Iran mine-laying in Strait of Hormuz hits ship-transit odds
A US official confirmed Iran is continuing mine-laying in the Strait of Hormuz, increasing commercial shipping risk. In the Strait of Hormuz prediction market, the odds for more than 80 ship transits by April 30 fell sharply after the news, to about 3.6% from around 10% a day earlier. Earlier pricing (and a related April 19 window) also pointed to persistent near-term uncertainty rather than normalization.
Event-driven repricing may accelerate because the April 30 contract resolves within days. Liquidity is thin, so small order flow can move probability materially (roughly $940 can shift odds by ~5 percentage points). Although the YES side at ~$0.04 implies large upside if transits exceed 80 ships, ongoing Iran mine-laying and demining uncertainty keep traders cautious. Watch for CENTCOM updates, demining progress (including briefings involving Admiral Brad Cooper), and any changes to US/IRGC passage protocols.

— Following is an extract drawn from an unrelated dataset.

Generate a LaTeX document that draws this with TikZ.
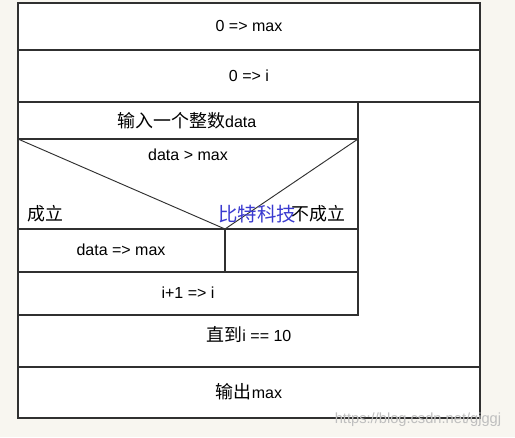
\documentclass[tikz,border=0pt]{standalone}
\usepackage{fontspec}
\setmainfont{Liberation Sans}
\newfontfamily\cjk{Noto Sans CJK SC}[Scale=1.12]
\usetikzlibrary{positioning}
\definecolor{pagebg}{HTML}{F8F6F0}
\definecolor{linegray}{HTML}{303030}
\definecolor{markblue}{HTML}{3A3AD0}
\tikzset{
  boxline/.style={draw=linegray, line width=0.9pt},
  boxtext/.style={inner sep=0pt, font=\fontsize{12}{14}\selectfont},
  marktext/.style={inner sep=0pt, text=markblue, font=\fontsize{13}{16}\selectfont\cjk},
  webmark/.style={inner sep=0pt, text=black!25, font=\fontsize{11}{13}\selectfont}
}

\begin{document}
\begin{tikzpicture}[x=0.75pt, y=-0.75pt]

% Background
\fill[pagebg] (0,0) rectangle (515,437);
\fill[white] (18,3) rectangle (480,418);

% Corners
\coordinate (TL) at (18,3);
\coordinate (BR) at (480,418);
\coordinate (L1) at (18,50);   \coordinate (R1) at (480,50);
\coordinate (L2) at (18,102);  \coordinate (R2) at (480,102);
\coordinate (L3) at (18,139);  \coordinate (R3) at (358,139);
\coordinate (L4) at (18,229);  \coordinate (R4) at (358,229);
\coordinate (L5) at (18,272);  \coordinate (R5) at (358,272);
\coordinate (L6) at (18,315);  \coordinate (R6) at (358,315);
\coordinate (L7) at (18,367);  \coordinate (R7) at (480,367);
\coordinate (apex) at (225,229);
\coordinate (split) at (225,272);

% Frames
\draw[boxline] (TL) rectangle (BR);
\draw[boxline] (L1) -- (R1);
\draw[boxline] (L2) -- (R2);
\draw[boxline] (L2) rectangle (R6);
\draw[boxline] (L3) -- (R3);
\draw[boxline] (L4) -- (R4);
\draw[boxline] (L5) -- (R5);
\draw[boxline] (L7) -- (R7);
\draw[boxline] (apex) -- (split);
\draw[boxline, line width=0.7pt] (L3) -- (apex) -- (R3);

% Texts
\node[boxtext] (initmax) at (249,26) {0 => max};
\node[boxtext] (initi) at (249,76) {0 => i};
\node[boxtext] (readdata) at (187,121) {{\cjk 输入一个整数}data};
\node[boxtext] (cond) at (188,155) {data > max};
\node[boxtext, anchor=west] (yes) at (27,214) {\cjk 成立};
\node[boxtext, anchor=east] (no) at (346,214) {\cjk 不成立};
\node[marktext, anchor=west] (brand) at (218,214) {比特科技};
\node[boxtext] (setmax) at (121,250) {data => max};
\node[boxtext] (incr) at (188,293) {i+1 => i};
\node[boxtext] (until) at (249,334) {{\cjk 直到}i == 10};
\node[boxtext] (output) at (249,392) {{\cjk 输出}max};
\node[webmark] (site) at (418,420) {https://blog.csdn.net/gjggj};

\end{tikzpicture}
\end{document}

For crypto traders, this is a risk-premium signal for any assets tied to shipping-risk sentiment, with elevated chances of short-term volatility around contract resolution windows.
Bearish
The news is effectively a negative risk update for the Strait of Hormuz prediction market: confirmed ongoing Iran mine-laying pushed the April 30 “>80 ships” odds down quickly (from ~10% to ~3.6%), indicating traders do not expect rapid de-escalation or safe normalization. Thin liquidity further amplifies reactions, making near-term pricing swings more likely. While the contract’s payoff structure offers large upside if conditions improve, the prevailing market view remains that mine-clearing uncertainty and operational risk are still elevated, which typically weighs on risk sentiment short-term.